Transcribe the full listing exactly, and drop every picture.

..........

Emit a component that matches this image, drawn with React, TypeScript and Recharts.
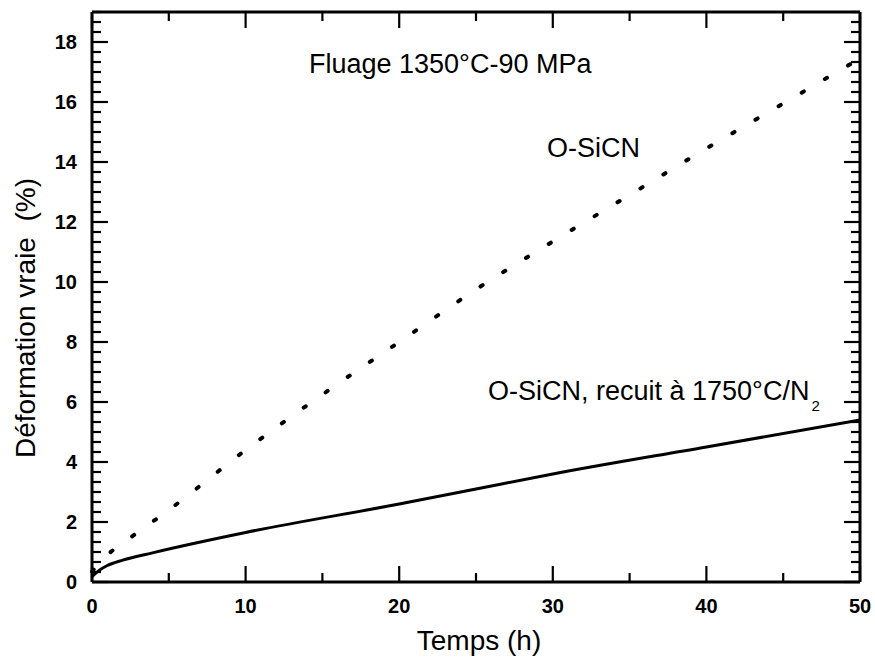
import { LineChart, Line, XAxis, YAxis } from "recharts";

// Fluage 1350°C - 90 MPa
const HOURS_OSICN = [0, 1, 2.5, 5, 10, 15, 20, 25, 30, 35, 40, 45, 50];
const STRAIN_OSICN = [0.35, 0.9, 1.48, 2.4, 4.4, 6.25, 8.0, 9.75, 11.35, 12.9, 14.45, 15.95, 17.45];

const HOURS_RECUIT = [0, 0.5, 1, 2, 4, 10, 20, 25, 30, 40, 50];
const STRAIN_RECUIT = [0.18, 0.4, 0.55, 0.73, 0.98, 1.65, 2.6, 3.1, 3.6, 4.5, 5.4];

const X_TICKS = [0, 5, 10, 15, 20, 25, 30, 35, 40, 45, 50];
const X_LABELS = [0, 10, 20, 30, 40, 50];
const Y_LABELS = [0, 2, 4, 6, 8, 10, 12, 14, 16, 18];
// minor ticks every 1/3 %
const Y_TICKS = Array.from({ length: 58 }, (_, i) => i / 3);

const osicn = HOURS_OSICN.map((t, i) => ({ t, v: STRAIN_OSICN[i] }));
const recuit = HOURS_RECUIT.map((t, i) => ({ t, v: STRAIN_RECUIT[i] }));

const FONT = "'Liberation Sans', Arial, sans-serif";
const INK = "#000";
const isIn = (list: number[], v: number) => list.some((l) => Math.abs(l - v) < 1e-6);

const BottomTick = ({ x, y, payload }: any) => {
  const major = isIn(X_LABELS, payload.value);
  return (
    <g>
      <line x1={x} x2={x} y1={y} y2={y - (major ? 16 : 9)} stroke={INK} strokeWidth={2.2} />
      {major && (
        <text x={x} y={y + 31} textAnchor="middle" fontFamily={FONT} fontWeight="bold" fontSize={20} fill={INK} stroke="none">
          {payload.value}
        </text>
      )}
    </g>
  );
};

const TopTick = ({ x, y, payload }: any) => {
  const major = isIn(X_LABELS, payload.value);
  return <line x1={x} x2={x} y1={y} y2={y + (major ? 16 : 9)} stroke={INK} strokeWidth={2.2} />;
};

const LeftTick = ({ x, y, payload }: any) => {
  const major = isIn(Y_LABELS, payload.value);
  return (
    <g>
      <line x1={x} x2={x + (major ? 16 : 9)} y1={y} y2={y} stroke={INK} strokeWidth={2.2} />
      {major && (
        <text x={x - 15} y={y + 7} textAnchor="end" fontFamily={FONT} fontWeight="bold" fontSize={20} fill={INK} stroke="none">
          {Math.round(payload.value)}
        </text>
      )}
    </g>
  );
};

const RightTick = ({ x, y, payload }: any) => {
  const major = isIn(Y_LABELS, payload.value);
  return <line x1={x} x2={x - (major ? 16 : 9)} y1={y} y2={y} stroke={INK} strokeWidth={2.2} />;
};

const axisLine = { stroke: INK, strokeWidth: 3 };

export default function App() {
  return (
    <div style={{ position: "absolute", left: 0, top: 0, width: 875, height: 657, background: "#fff" }}>
      <LineChart width={875} height={657} margin={{ top: 0, right: 0, bottom: 0, left: 0 }}>
        <XAxis
          dataKey="t"
          type="number"
          domain={[0, 50]}
          ticks={X_TICKS}
          interval={0}
          height={75}
          tickSize={0}
          tickMargin={0}
          tickLine={false}
          axisLine={axisLine}
          tick={<BottomTick />}
        />
        <XAxis
          xAxisId="top"
          orientation="top"
          dataKey="t"
          type="number"
          domain={[0, 50]}
          ticks={X_TICKS}
          interval={0}
          height={12}
          tickSize={0}
          tickMargin={0}
          tickLine={false}
          axisLine={axisLine}
          tick={<TopTick />}
        />
        <YAxis
          type="number"
          domain={[0, 19]}
          ticks={Y_TICKS}
          interval={0}
          width={92}
          tickSize={0}
          tickMargin={0}
          tickLine={false}
          axisLine={axisLine}
          tick={<LeftTick />}
        />
        <YAxis
          yAxisId="right"
          orientation="right"
          type="number"
          domain={[0, 19]}
          ticks={Y_TICKS}
          interval={0}
          width={15}
          tickSize={0}
          tickMargin={0}
          tickLine={false}
          axisLine={axisLine}
          tick={<RightTick />}
        />
        <Line
          data={osicn}
          dataKey="v"
          type="monotone"
          stroke={INK}
          strokeWidth={4}
          strokeLinecap="round"
          strokeDasharray="2.5 24.3"
          dot={false}
          isAnimationActive={false}
        />
        {/* same scales as the main axes; bound to the mirrored frame axes */}
        <Line
          data={recuit}
          xAxisId="top"
          yAxisId="right"
          dataKey="v"
          type="monotone"
          stroke={INK}
          strokeWidth={3}
          dot={false}
          isAnimationActive={false}
        />
      </LineChart>
      <svg
        width={875}
        height={657}
        style={{ position: "absolute", left: 0, top: 0, pointerEvents: "none" }}
        fontFamily={FONT}
        fill={INK}
      >
        <text x={309} y={73} fontSize={27}>Fluage 1350°C-90 MPa</text>
        <text x={547} y={157} fontSize={27}>O-SiCN</text>
        <text x={488} y={400} fontSize={27}>
          O-SiCN, recuit à 1750°C/N
          <tspan fontSize={15} dx={2} dy={11}>2</tspan>
        </text>
        <text x={479} y={650} fontSize={28} textAnchor="middle">Temps (h)</text>
        <text
          x={35}
          y={318}
          fontSize={28}
          textAnchor="middle"
          transform="rotate(-90 35 318)"
          style={{ whiteSpace: "pre" }}
        >
          {"Déformation vraie  (%)"}
        </text>
      </svg>
    </div>
  );
}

..........

» COMPLETED TASK
Emit a component that matches this image, drawn with React, TypeScript and Recharts.
import { LineChart, Line, XAxis, YAxis } from "recharts";

// Fluage 1350°C - 90 MPa
const HOURS_OSICN = [0, 1, 2.5, 5, 10, 15, 20, 25, 30, 35, 40, 45, 50];
const STRAIN_OSICN = [0.35, 0.9, 1.48, 2.4, 4.4, 6.25, 8.0, 9.75, 11.35, 12.9, 14.45, 15.95, 17.45];

const HOURS_RECUIT = [0, 0.5, 1, 2, 4, 10, 20, 25, 30, 40, 50];
const STRAIN_RECUIT = [0.18, 0.4, 0.55, 0.73, 0.98, 1.65, 2.6, 3.1, 3.6, 4.5, 5.4];

const X_TICKS = [0, 5, 10, 15, 20, 25, 30, 35, 40, 45, 50];
const X_LABELS = [0, 10, 20, 30, 40, 50];
const Y_LABELS = [0, 2, 4, 6, 8, 10, 12, 14, 16, 18];
// minor ticks every 1/3 %
const Y_TICKS = Array.from({ length: 58 }, (_, i) => i / 3);

const osicn = HOURS_OSICN.map((t, i) => ({ t, v: STRAIN_OSICN[i] }));
const recuit = HOURS_RECUIT.map((t, i) => ({ t, v: STRAIN_RECUIT[i] }));

const FONT = "'Liberation Sans', Arial, sans-serif";
const INK = "#000";
const isIn = (list: number[], v: number) => list.some((l) => Math.abs(l - v) < 1e-6);

const BottomTick = ({ x, y, payload }: any) => {
  const major = isIn(X_LABELS, payload.value);
  return (
    <g>
      <line x1={x} x2={x} y1={y} y2={y - (major ? 16 : 9)} stroke={INK} strokeWidth={2.2} />
      {major && (
        <text x={x} y={y + 31} textAnchor="middle" fontFamily={FONT} fontWeight="bold" fontSize={20} fill={INK} stroke="none">
          {payload.value}
        </text>
      )}
    </g>
  );
};

const TopTick = ({ x, y, payload }: any) => {
  const major = isIn(X_LABELS, payload.value);
  return <line x1={x} x2={x} y1={y} y2={y + (major ? 16 : 9)} stroke={INK} strokeWidth={2.2} />;
};

const LeftTick = ({ x, y, payload }: any) => {
  const major = isIn(Y_LABELS, payload.value);
  return (
    <g>
      <line x1={x} x2={x + (major ? 16 : 9)} y1={y} y2={y} stroke={INK} strokeWidth={2.2} />
      {major && (
        <text x={x - 15} y={y + 7} textAnchor="end" fontFamily={FONT} fontWeight="bold" fontSize={20} fill={INK} stroke="none">
          {Math.round(payload.value)}
        </text>
      )}
    </g>
  );
};

const RightTick = ({ x, y, payload }: any) => {
  const major = isIn(Y_LABELS, payload.value);
  return <line x1={x} x2={x - (major ? 16 : 9)} y1={y} y2={y} stroke={INK} strokeWidth={2.2} />;
};

const axisLine = { stroke: INK, strokeWidth: 3 };

export default function App() {
  return (
    <div style={{ position: "absolute", left: 0, top: 0, width: 875, height: 657, background: "#fff" }}>
      <LineChart width={875} height={657} margin={{ top: 0, right: 0, bottom: 0, left: 0 }}>
        <XAxis
          dataKey="t"
          type="number"
          domain={[0, 50]}
          ticks={X_TICKS}
          interval={0}
          height={75}
          tickSize={0}
          tickMargin={0}
          tickLine={false}
          axisLine={axisLine}
          tick={<BottomTick />}
        />
        <XAxis
          xAxisId="top"
          orientation="top"
          dataKey="t"
          type="number"
          domain={[0, 50]}
          ticks={X_TICKS}
          interval={0}
          height={12}
          tickSize={0}
          tickMargin={0}
          tickLine={false}
          axisLine={axisLine}
          tick={<TopTick />}
        />
        <YAxis
          type="number"
          domain={[0, 19]}
          ticks={Y_TICKS}
          interval={0}
          width={92}
          tickSize={0}
          tickMargin={0}
          tickLine={false}
          axisLine={axisLine}
          tick={<LeftTick />}
        />
        <YAxis
          yAxisId="right"
          orientation="right"
          type="number"
          domain={[0, 19]}
          ticks={Y_TICKS}
          interval={0}
          width={15}
          tickSize={0}
          tickMargin={0}
          tickLine={false}
          axisLine={axisLine}
          tick={<RightTick />}
        />
        <Line
          data={osicn}
          dataKey="v"
          type="monotone"
          stroke={INK}
          strokeWidth={4}
          strokeLinecap="round"
          strokeDasharray="2.5 24.3"
          dot={false}
          isAnimationActive={false}
        />
        {/* same scales as the main axes; bound to the mirrored frame axes */}
        <Line
          data={recuit}
          xAxisId="top"
          yAxisId="right"
          dataKey="v"
          type="monotone"
          stroke={INK}
          strokeWidth={3}
          dot={false}
          isAnimationActive={false}
        />
      </LineChart>
      <svg
        width={875}
        height={657}
        style={{ position: "absolute", left: 0, top: 0, pointerEvents: "none" }}
        fontFamily={FONT}
        fill={INK}
      >
        <text x={309} y={73} fontSize={27}>Fluage 1350°C-90 MPa</text>
        <text x={547} y={157} fontSize={27}>O-SiCN</text>
        <text x={488} y={400} fontSize={27}>
          O-SiCN, recuit à 1750°C/N
          <tspan fontSize={15} dx={2} dy={11}>2</tspan>
        </text>
        <text x={479} y={650} fontSize={28} textAnchor="middle">Temps (h)</text>
        <text
          x={35}
          y={318}
          fontSize={28}
          textAnchor="middle"
          transform="rotate(-90 35 318)"
          style={{ whiteSpace: "pre" }}
        >
          {"Déformation vraie  (%)"}
        </text>
      </svg>
    </div>
  );
}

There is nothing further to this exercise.